** Start INPUT DATA **

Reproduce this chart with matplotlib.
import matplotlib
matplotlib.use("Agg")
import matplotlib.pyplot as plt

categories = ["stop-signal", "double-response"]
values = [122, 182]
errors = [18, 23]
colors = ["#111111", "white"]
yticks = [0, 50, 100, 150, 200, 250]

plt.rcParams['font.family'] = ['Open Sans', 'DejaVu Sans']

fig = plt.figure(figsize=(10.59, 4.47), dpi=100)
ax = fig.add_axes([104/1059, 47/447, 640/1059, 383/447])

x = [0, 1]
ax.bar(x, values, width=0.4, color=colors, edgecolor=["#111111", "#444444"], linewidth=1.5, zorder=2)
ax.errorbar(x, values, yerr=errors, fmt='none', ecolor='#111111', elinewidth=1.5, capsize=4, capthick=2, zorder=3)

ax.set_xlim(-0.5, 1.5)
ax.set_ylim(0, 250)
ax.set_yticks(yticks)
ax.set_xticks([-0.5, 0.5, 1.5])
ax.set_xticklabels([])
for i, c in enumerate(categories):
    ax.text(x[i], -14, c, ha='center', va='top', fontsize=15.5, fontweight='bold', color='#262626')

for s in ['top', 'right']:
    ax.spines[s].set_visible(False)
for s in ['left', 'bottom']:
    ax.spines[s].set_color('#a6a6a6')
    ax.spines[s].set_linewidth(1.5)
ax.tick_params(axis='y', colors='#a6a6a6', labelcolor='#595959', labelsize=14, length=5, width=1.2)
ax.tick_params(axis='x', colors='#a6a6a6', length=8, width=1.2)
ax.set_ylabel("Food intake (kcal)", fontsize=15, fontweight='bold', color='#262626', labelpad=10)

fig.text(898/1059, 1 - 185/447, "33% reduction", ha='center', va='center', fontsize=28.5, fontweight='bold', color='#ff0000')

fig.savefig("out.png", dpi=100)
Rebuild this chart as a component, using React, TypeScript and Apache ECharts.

** End INPUT DATA **

### EXERCISE
Reproduce the entries above in full by retyping them exactly.

### RESPONSE FOR THIS EXERCISE
Reproduce this chart with matplotlib.
import matplotlib
matplotlib.use("Agg")
import matplotlib.pyplot as plt

categories = ["stop-signal", "double-response"]
values = [122, 182]
errors = [18, 23]
colors = ["#111111", "white"]
yticks = [0, 50, 100, 150, 200, 250]

plt.rcParams['font.family'] = ['Open Sans', 'DejaVu Sans']

fig = plt.figure(figsize=(10.59, 4.47), dpi=100)
ax = fig.add_axes([104/1059, 47/447, 640/1059, 383/447])

x = [0, 1]
ax.bar(x, values, width=0.4, color=colors, edgecolor=["#111111", "#444444"], linewidth=1.5, zorder=2)
ax.errorbar(x, values, yerr=errors, fmt='none', ecolor='#111111', elinewidth=1.5, capsize=4, capthick=2, zorder=3)

ax.set_xlim(-0.5, 1.5)
ax.set_ylim(0, 250)
ax.set_yticks(yticks)
ax.set_xticks([-0.5, 0.5, 1.5])
ax.set_xticklabels([])
for i, c in enumerate(categories):
    ax.text(x[i], -14, c, ha='center', va='top', fontsize=15.5, fontweight='bold', color='#262626')

for s in ['top', 'right']:
    ax.spines[s].set_visible(False)
for s in ['left', 'bottom']:
    ax.spines[s].set_color('#a6a6a6')
    ax.spines[s].set_linewidth(1.5)
ax.tick_params(axis='y', colors='#a6a6a6', labelcolor='#595959', labelsize=14, length=5, width=1.2)
ax.tick_params(axis='x', colors='#a6a6a6', length=8, width=1.2)
ax.set_ylabel("Food intake (kcal)", fontsize=15, fontweight='bold', color='#262626', labelpad=10)

fig.text(898/1059, 1 - 185/447, "33% reduction", ha='center', va='center', fontsize=28.5, fontweight='bold', color='#ff0000')

fig.savefig("out.png", dpi=100)
Rebuild this chart as a component, using React, TypeScript and Apache ECharts.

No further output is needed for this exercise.